Father Miranda, dean of the School of Bioethics of the Regina Apostolorum Pontifical University, represented the Catholic Church on UNESCO's International Bioethics Committee, entrusted with writing a Declaration on Universal Norms of Bioethics.

Q: To what does the decision refer?

Father Miranda: This measure, which allows the application of euthanasia to all the born, demonstrates that the famous "slippery slope" theory was correct.

Once a principle is established according to which a human being can be killed because he suffers, then logically it extends to all those suffering. If a human being is killed who requests it, it can be applied to all human beings who request it, even if they are not suffering.

When discussion on euthanasia began in the Netherlands and in other countries, many pointed out the danger of sliding toward the worst, and the defenders of the measure said that it would not happen. Instead, many took off in 1993 with the legalization of euthanasia, and then the law came out that extended [it] to children 12 and over.

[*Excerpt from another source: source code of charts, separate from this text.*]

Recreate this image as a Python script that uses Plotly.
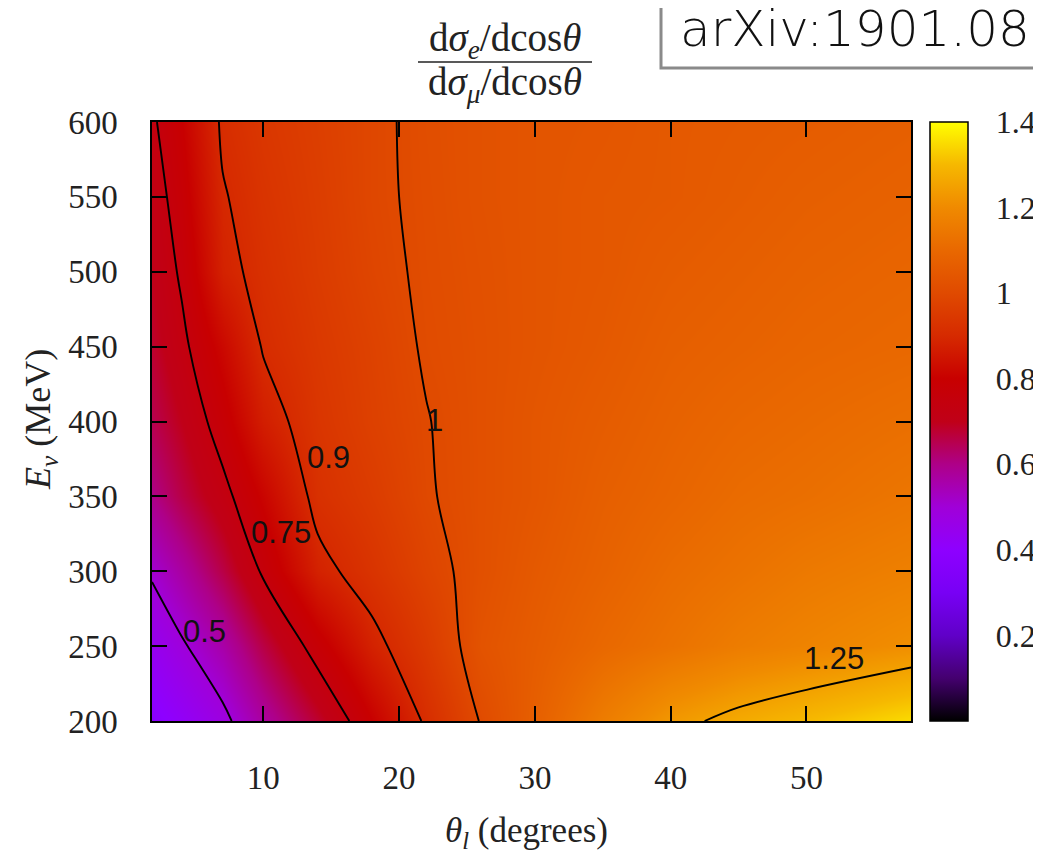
import plotly.graph_objects as go

# ---------------- data ----------------
theta_deg = [1.8, 4, 7, 10, 14, 18, 22, 26, 30, 35, 40, 45, 50, 57.7]
energy_mev = [200, 250, 300, 350, 400, 450, 500, 550, 600]

ratio_E200 = [0.38, 0.42, 0.48, 0.57, 0.68, 0.80, 0.91, 1.003, 1.07, 1.16, 1.23, 1.27, 1.30, 1.35]
ratio_E250 = [0.44, 0.49, 0.56, 0.66, 0.78, 0.88, 0.95, 1.03, 1.06, 1.10, 1.13, 1.16, 1.18, 1.21]
ratio_E300 = [0.51, 0.57, 0.66, 0.76, 0.88, 0.93, 0.98, 1.02, 1.05, 1.08, 1.11, 1.13, 1.15, 1.17]
ratio_E350 = [0.60, 0.66, 0.73, 0.81, 0.92, 0.955, 0.995, 1.02, 1.04, 1.07, 1.09, 1.11, 1.12, 1.14]
ratio_E400 = [0.65, 0.70, 0.78, 0.87, 0.935, 0.97, 0.998, 1.02, 1.04, 1.06, 1.08, 1.095, 1.105, 1.12]
ratio_E450 = [0.68, 0.735, 0.82, 0.905, 0.945, 0.975, 1.005, 1.02, 1.035, 1.05, 1.07, 1.08, 1.09, 1.10]
ratio_E500 = [0.70, 0.76, 0.88, 0.92, 0.955, 0.985, 1.008, 1.022, 1.035, 1.045, 1.06, 1.07, 1.08, 1.09]
ratio_E550 = [0.72, 0.78, 0.895, 0.93, 0.96, 0.99, 1.01, 1.025, 1.035, 1.045, 1.05, 1.06, 1.07, 1.08]
ratio_E600 = [0.74, 0.80, 0.91, 0.94, 0.965, 0.99, 1.012, 1.025, 1.035, 1.04, 1.05, 1.055, 1.06, 1.07]
ratio_grid = [ratio_E200, ratio_E250, ratio_E300, ratio_E350, ratio_E400,
              ratio_E450, ratio_E500, ratio_E550, ratio_E600]

contour_levels = [0.5, 0.75, 0.9, 1.0, 1.25]
contour_label_text = ["0.5", "0.75", "0.9", "1", "1.25"]
contour_label_theta = [5.7, 11.3, 14.8, 22.6, 52.0]
contour_label_energy = [260, 326, 376, 401, 242]

x_ticks = [10, 20, 30, 40, 50]
y_ticks = [200, 250, 300, 350, 400, 450, 500, 550, 600]
cbar_ticks = [0.2, 0.4, 0.6, 0.8, 1.0, 1.2, 1.4]

# ---------------- style ----------------
ZMIN, ZMAX = 0.0, 1.4
palette_vals = [0.0, 0.1, 0.2, 0.3, 0.4, 0.5, 0.6, 0.7, 0.8, 0.9, 1.0, 1.1, 1.2, 1.3, 1.4]
palette_cols = ['#000000', '#44006f', '#6000c8', '#7800f5', '#8e00ff', '#a000d8',
                '#ae0088', '#c00018', '#c80000', '#d62a00', '#e04a00', '#e96800',
                '#f08a00', '#f6b800', '#ffff00']
colorscale = [[v / ZMAX, c] for v, c in zip(palette_vals, palette_cols)]

# page body adds an offset; the figure is sized/positioned in screen pixels
OFF = 8
W_FIG, H_FIG = 1041 - OFF, 855 - OFF
SL, SR, ST, SB = 152, 911, 122, 721          # plot box in screen pixels
L, R, T, B = SL - OFF, SR - OFF, ST - OFF, SB - OFF
PW, PH = R - L, B - T


def px(xs):
    return (xs - OFF - L) / PW


def py(ys):
    return (B - (ys - OFF)) / PH


SERIF = "Liberation Serif"
SANS = "Liberation Sans"
TXT = "#222"

fig = go.Figure()

fig.add_trace(go.Heatmap(
    x=theta_deg, y=energy_mev, z=ratio_grid,
    zsmooth="best", zmin=ZMIN, zmax=ZMAX, colorscale=colorscale,
    hoverinfo="skip",
    colorbar=dict(
        x=px(930), xanchor="left", xpad=0, y=0.5, yanchor="middle", ypad=0,
        len=1, lenmode="fraction", thickness=38,
        outlinewidth=1.5, outlinecolor="black",
        tickvals=cbar_ticks, ticks="outside", ticklen=21,
        tickcolor="rgba(0,0,0,0)",
        tickfont=dict(family=SERIF, size=32, color=TXT),
    ),
))

for lev in contour_levels:
    fig.add_trace(go.Contour(
        x=theta_deg, y=energy_mev, z=ratio_grid,
        contours=dict(start=lev, end=lev, size=1, coloring="none"),
        line=dict(color="black", width=1.9, smoothing=1.0),
        showscale=False, hoverinfo="skip",
    ))

fig.update_layout(
    width=W_FIG, height=H_FIG,
    margin=dict(l=L, r=W_FIG - R, t=T, b=H_FIG - B, autoexpand=False),
    paper_bgcolor="white", plot_bgcolor="white",
    showlegend=False,
    xaxis=dict(range=[1.8, 57.7], tickvals=x_ticks, ticks="inside", ticklen=15,
               tickwidth=1.5, tickcolor="black", showline=True, linecolor="black",
               linewidth=1.5, mirror="ticks", showgrid=False, zeroline=False,
               ticklabelstandoff=27,
               tickfont=dict(family=SERIF, size=33, color=TXT)),
    yaxis=dict(range=[200, 600], tickvals=y_ticks, ticks="inside", ticklen=15,
               tickwidth=1.5, tickcolor="black", showline=True, linecolor="black",
               linewidth=1.5, mirror="ticks", showgrid=False, zeroline=False,
               ticklabelstandoff=26,
               tickfont=dict(family=SERIF, size=33, color=TXT)),
)

annotations = []
for txt, tx, ty in zip(contour_label_text, contour_label_theta, contour_label_energy):
    annotations.append(dict(x=tx, y=ty, xref="x", yref="y", text=txt, showarrow=False,
                            xanchor="center", yanchor="middle",
                            font=dict(family=SANS, size=31, color="#111")))


def paper_text(xs, ys, text, size, family=SERIF, **kw):
    d = dict(x=px(xs), y=py(ys), xref="paper", yref="paper", text=text,
             showarrow=False, xanchor="center", yanchor="middle",
             font=dict(family=family, size=size, color=TXT))
    d.update(kw)
    return d


# axis titles
annotations.append(paper_text(526, 832, "<i>θ</i><sub><i>l</i></sub> (degrees)", 35))
annotations.append(paper_text(40, 420, "<i>E</i><sub><i>ν</i></sub> (MeV)", 36, textangle=-90))
# fraction title
annotations.append(paper_text(505, 40, "d<i>σ</i><sub><i>e</i></sub>/dcos<i>θ</i>", 39))
annotations.append(paper_text(505, 84, "d<i>σ</i><sub><i>μ</i></sub>/dcos<i>θ</i>", 39))
# arXiv box text
arx = paper_text(678, 29, "arXiv:1901.08", 50, family="DejaVu Sans", xanchor="left")
arx["font"] = dict(family="DejaVu Sans", size=50, color="#111", weight=300)
annotations.append(arx)
fig.update_layout(annotations=annotations)

shapes = [
    dict(type="line", xref="paper", yref="paper", x0=px(418), x1=px(592),
         y0=py(62), y1=py(62), line=dict(color=TXT, width=1.5)),
    dict(type="rect", xref="paper", yref="paper", x0=px(661), x1=px(1070),
         y0=py(68), y1=py(-10), line=dict(color="#8a8a8a", width=3),
         fillcolor="rgba(255,255,255,0)", layer="below"),
]
for v in cbar_ticks[:-1]:
    yv = (v - ZMIN) / (ZMAX - ZMIN)
    shapes.append(dict(type="line", xref="paper", yref="paper", x0=px(930), x1=px(939),
                       y0=yv, y1=yv, line=dict(color="black", width=1.5)))
    shapes.append(dict(type="line", xref="paper", yref="paper", x0=px(959), x1=px(968),
                       y0=yv, y1=yv, line=dict(color="black", width=1.5)))
fig.update_layout(shapes=shapes)

fig.write_html("out.html")
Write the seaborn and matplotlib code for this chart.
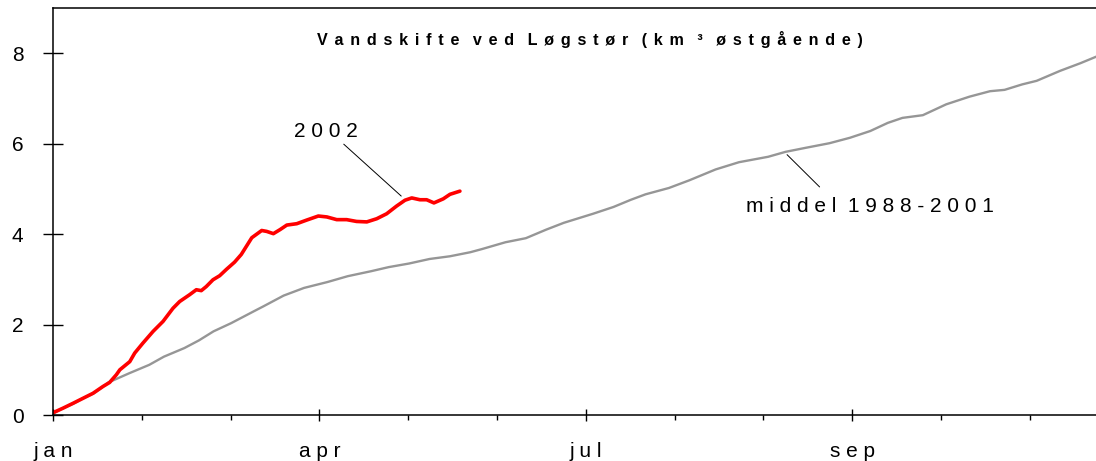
import matplotlib
matplotlib.use("Agg")
import matplotlib.pyplot as plt
import seaborn as sns
import pandas as pd
from matplotlib.ticker import FixedLocator

# Data (x in days from 1 Jan, y in km3 eastgoing)
DAYS_PER_MONTH = 365 / 12

mean_days = [0, 3, 7, 10, 14, 17, 19, 26, 33, 38, 45, 50, 55, 61, 69, 72, 79, 86, 94,
             101, 109, 115, 122, 129, 136, 143, 147, 155, 162, 169, 175, 185, 192, 198,
             203, 211, 218, 227, 235, 245, 251, 258, 266, 273, 280, 286, 291, 298, 306,
             314, 321, 326, 332, 337, 345, 352, 358]
mean_vals = [0.03, 0.14, 0.25, 0.36, 0.48, 0.62, 0.72, 0.92, 1.11, 1.29, 1.48, 1.65, 1.85,
             2.03, 2.30, 2.40, 2.64, 2.81, 2.94, 3.07, 3.18, 3.27, 3.35, 3.45, 3.51, 3.60,
             3.67, 3.82, 3.91, 4.10, 4.25, 4.45, 4.60, 4.76, 4.88, 5.02, 5.19, 5.43, 5.59,
             5.71, 5.82, 5.91, 6.01, 6.13, 6.28, 6.46, 6.57, 6.63, 6.87, 7.04, 7.16, 7.19,
             7.31, 7.39, 7.61, 7.78, 7.94]

y2002_days = [0, 3.4, 6.9, 10.3, 13.7, 17.1, 19.4, 21.7, 22.9, 26.3, 28.0, 30.8, 34.3,
              37.7, 41.1, 43.4, 46.8, 49.1, 50.8, 52.5, 54.8, 57.1, 59.4, 62.2, 64.5, 68.1,
              71.5, 73.2, 75.5, 77.8, 80.1, 83.5, 86.9, 90.9, 93.8, 97.2, 100.6, 104.0,
              107.5, 110.9, 114.3, 117.7, 120.6, 122.9, 125.7, 128.0, 130.5, 133.7, 136.0,
              139.4]
y2002_vals = [0.05, 0.15, 0.26, 0.37, 0.48, 0.63, 0.72, 0.89, 1.00, 1.18, 1.37, 1.59, 1.85,
              2.07, 2.36, 2.51, 2.66, 2.77, 2.75, 2.84, 2.99, 3.08, 3.22, 3.38, 3.55, 3.92,
              4.08, 4.06, 4.01, 4.10, 4.20, 4.23, 4.31, 4.40, 4.38, 4.32, 4.32, 4.28, 4.27,
              4.34, 4.45, 4.62, 4.75, 4.80, 4.76, 4.76, 4.69, 4.78, 4.88, 4.95]

month_labels = ["jan", "apr", "jul", "sep"]
y_ticks = [0, 2, 4, 6, 8]

TITLE = "Vandskifte ved Løgstør (km ³ østgående)"


def spaced(text, gap=" ", word_gap="  "):
    return word_gap.join(gap.join(word) for word in text.split(" "))


mean_df = pd.DataFrame({"day": mean_days, "km3": mean_vals})
df_2002 = pd.DataFrame({"day": y2002_days, "km3": y2002_vals})

sns.set_style("ticks")
plt.rcParams["font.family"] = ["Liberation Sans", "DejaVu Sans"]
plt.rcParams["text.color"] = "black"

fig = plt.figure(figsize=(10.96, 4.61), dpi=100)
ax = fig.add_axes([53 / 1096, 46 / 461, 360 * 2.919 / 1096, 407 / 461])

sns.lineplot(data=mean_df, x="day", y="km3", ax=ax, color="#969696", linewidth=1.7,
             legend=False)
sns.lineplot(data=df_2002, x="day", y="km3", ax=ax, color="#ff0000", linewidth=2.6,
             legend=False, solid_capstyle="round")

ax.set_xlim(0, 360)
ax.set_ylim(0, 9)
ax.set_xlabel("")
ax.set_ylabel("")

ax.xaxis.set_major_locator(FixedLocator([i * 3 * DAYS_PER_MONTH for i in range(4)]))
ax.xaxis.set_minor_locator(FixedLocator([i * DAYS_PER_MONTH for i in range(12)]))
ax.set_xticklabels([spaced(m) for m in month_labels])
ax.set_yticks(y_ticks)
ax.set_yticklabels([str(v) for v in y_ticks])

ax.tick_params(axis="y", direction="inout", length=14.4, width=1, pad=14, labelsize=15,
               colors="black")
ax.tick_params(axis="x", which="major", direction="inout", length=8.6, width=1, pad=15,
               labelsize=15, colors="black")
ax.tick_params(axis="x", which="minor", direction="out", length=3.6, width=1,
               colors="black")

for side in ["left", "bottom", "top"]:
    ax.spines[side].set_visible(True)
    ax.spines[side].set_color("black")
    ax.spines[side].set_linewidth(1.1)
ax.spines["right"].set_visible(False)

# title sits inside the plot area
ax.text(184.0, 8.3, spaced(TITLE, gap="\u2004\u200a", word_gap="\u2002\u2004"),
        ha="center", va="center", fontsize=11.6, fontweight="bold")

# labels with leader lines
ax.text(93.5, 6.27, spaced("2002"), ha="center", va="center", fontsize=15)
ax.annotate("", xy=(120.0, 4.80), xytext=(98.9, 6.03),
            arrowprops=dict(arrowstyle="-", color="black", lw=0.7))
ax.text(237.4, 4.6, spaced("middel 1988-2001"), ha="left", va="center", fontsize=15)
ax.annotate("", xy=(250.8, 5.80), xytext=(263.3, 5.0),
            arrowprops=dict(arrowstyle="-", color="black", lw=0.7))

fig.savefig("out.png", dpi=100)
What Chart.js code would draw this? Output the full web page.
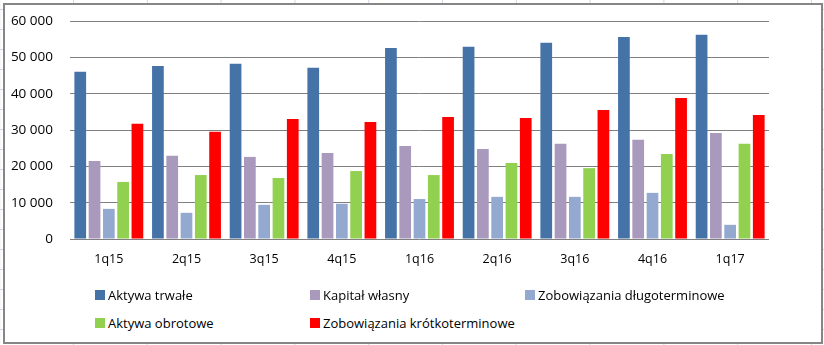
<!DOCTYPE html>
<html>
<head>
<meta charset="utf-8">
<script src="https://cdn.jsdelivr.net/npm/chart.js@4.4.0/dist/chart.umd.min.js"></script>
<style>
  html, body { margin: 0; padding: 0; }
  body {
    width: 824px; height: 345px; position: relative; overflow: hidden;
    background-color: #fff;
    background-image:
      linear-gradient(to right, #d0d7e5 1px, transparent 1px),
      linear-gradient(to bottom, #d0d7e5 1px, transparent 1px);
    background-size: 73.8px 20px;
    background-position: 73px 9px;
    font-family: "Open Sans", sans-serif;
  }
  #frame {
    position: absolute; left: 3px; top: 3px; width: 816px; height: 337px;
    border: 2px solid #868686; background: #fff;
  }
  #chart { position: absolute; left: 0; top: 0; }
  #legend { position: absolute; left: 0; top: 0; }
  .item { position: absolute; font-size: 13px; line-height: 14px; color: #000; white-space: nowrap; }
  .item span.box { position: absolute; left: 0; top: 2px; width: 10px; height: 10px; }
  .item span.txt { position: absolute; left: 13px; top: 0; }
</style>
</head>
<body>
<div id="frame">
  <canvas id="chart" width="816" height="290"></canvas>
  <div id="legend"></div>
</div>
<script>
const categories = ['1q15', '2q15', '3q15', '4q15', '1q16', '2q16', '3q16', '4q16', '1q17'];
const seriesNames = ['Aktywa trwałe', 'Kapitał własny', 'Zobowiązania długoterminowe', 'Aktywa obrotowe', 'Zobowiązania krótkoterminowe'];
const aktywaTrwale = [46000, 47600, 48200, 47100, 52600, 52900, 54000, 55600, 56200];
const kapitalWlasny = [21500, 22900, 22600, 23700, 25600, 24800, 26200, 27300, 29200];
const zobowiazaniaDlugo = [8300, 7200, 9400, 9700, 11000, 11600, 11600, 12700, 3900];
const aktywaObrotowe = [15700, 17600, 16800, 18700, 17600, 20900, 19500, 23400, 26200];
const zobowiazaniaKrotko = [31700, 29500, 33000, 32200, 33600, 33300, 35500, 38800, 34100];
const yTicks = [0, 10000, 20000, 30000, 40000, 50000, 60000];

const colors = ['#4673a7', '#a99abd', '#94a9d0', '#92d050', '#ff0000'];
const values = [aktywaTrwale, kapitalWlasny, zobowiazaniaDlugo, aktywaObrotowe, zobowiazaniaKrotko];

const datasets = seriesNames.map(function (name, i) {
    return {
        label: name,
        data: values[i],
        backgroundColor: colors[i],
        borderWidth: 0,
        categoryPercentage: 0.92,
        barPercentage: 0.82
    };
});

function fmt(v) {
    return String(v).replace(/\B(?=(\d{3})+(?!\d))/g, ' ');
}

const ctx = document.getElementById('chart').getContext('2d');
const chart = new Chart(ctx, {
    type: 'bar',
    data: { labels: categories, datasets: datasets },
    options: {
        responsive: false,
        animation: false,
        layout: { padding: { top: 16, right: 52, bottom: 28, left: 0 } },
        plugins: { legend: { display: false }, tooltip: { enabled: false } },
        scales: {
            x: {
                grid: { display: false },
                border: { display: false },
                afterFit: function (scale) { scale.height = 28; },
                ticks: { color: '#000', padding: 5, font: { family: 'Open Sans', size: 12.5 } }
            },
            y: {
                min: 0,
                max: 60000,
                afterBuildTicks: function (scale) {
                    scale.ticks = yTicks.map(function (v) { return { value: v }; });
                },
                afterFit: function (scale) {
                    scale.width = 65;
                    scale.paddingTop = 0;
                    scale.paddingBottom = 0;
                },
                grid: { color: '#808080', lineWidth: 1, drawTicks: false },
                border: { display: false },
                ticks: {
                    color: '#000', padding: 17,
                    font: { family: 'Open Sans', size: 13.5 },
                    callback: function (v) { return fmt(v); }
                }
            }
        }
    }
});

// legend laid out in fixed columns like the original
const legend = document.getElementById('legend');
chart.data.datasets.forEach(function (ds, i) {
    const el = document.createElement('div');
    el.className = 'item';
    el.style.left = (90 + (i % 3) * 215) + 'px';
    el.style.top = (283 + Math.floor(i / 3) * 28) + 'px';
    el.innerHTML = '<span class="box" style="background:' + ds.backgroundColor + '"></span><span class="txt">' + ds.label + '</span>';
    legend.appendChild(el);
});
</script>
</body>
</html>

Despite the opposition of public opinion, just two years after that law, we are already facing its application to all the born, without any kind of informed consent by the interested party.

I would like to stress that it is the voluntary murder of a human being who cannot speak for himself -- the voluntary murder of a human being who cannot express what he is thinking.

Q: John Paul II has often intervened to warn the international community about the dangers of the "culture of death." What "culture" is that?

Father Miranda: It is not saying that our society is thirsty for blood and death; this is not so.

Rather, it is a culture in which death is seen as a solution to problems that we do not know how to handle in another way -- problems that we do not know how to handle because we have lost generosity, the ability to support the one who suffers.

In this case it is obvious: Death is proposed as the solution to children who suffer. The alternative would be to support these children, to help them not to suffer -- and this costs, both economically as well as emotionally.

Q: However, extreme suffering can lead people to ask for death ...

Father Miranda: It is one thing to say, in moments of despair, that one desires death, and this is a human sentiment. It is quite another to say that one will bring about death.

Who can say that your life is not worth living, that the best thing is for you to die? This is not an invocation of death, but of the voluntary murder of the other.

We find the emotional, psychological desire for death even in sacred Scripture.

Jeremiah and Job, overwhelmed by suffering, curse the day of their birth. "Cursed be the day on which I was born! May the day my mother gave me birth, never be blessed! [...] because he did not dispatch me in the womb! Then my mother would have been my grave. ... Why did I come forth from the womb, to see sorrow and pain, to end my days in shame?" [see Jeremiah 20:14-18].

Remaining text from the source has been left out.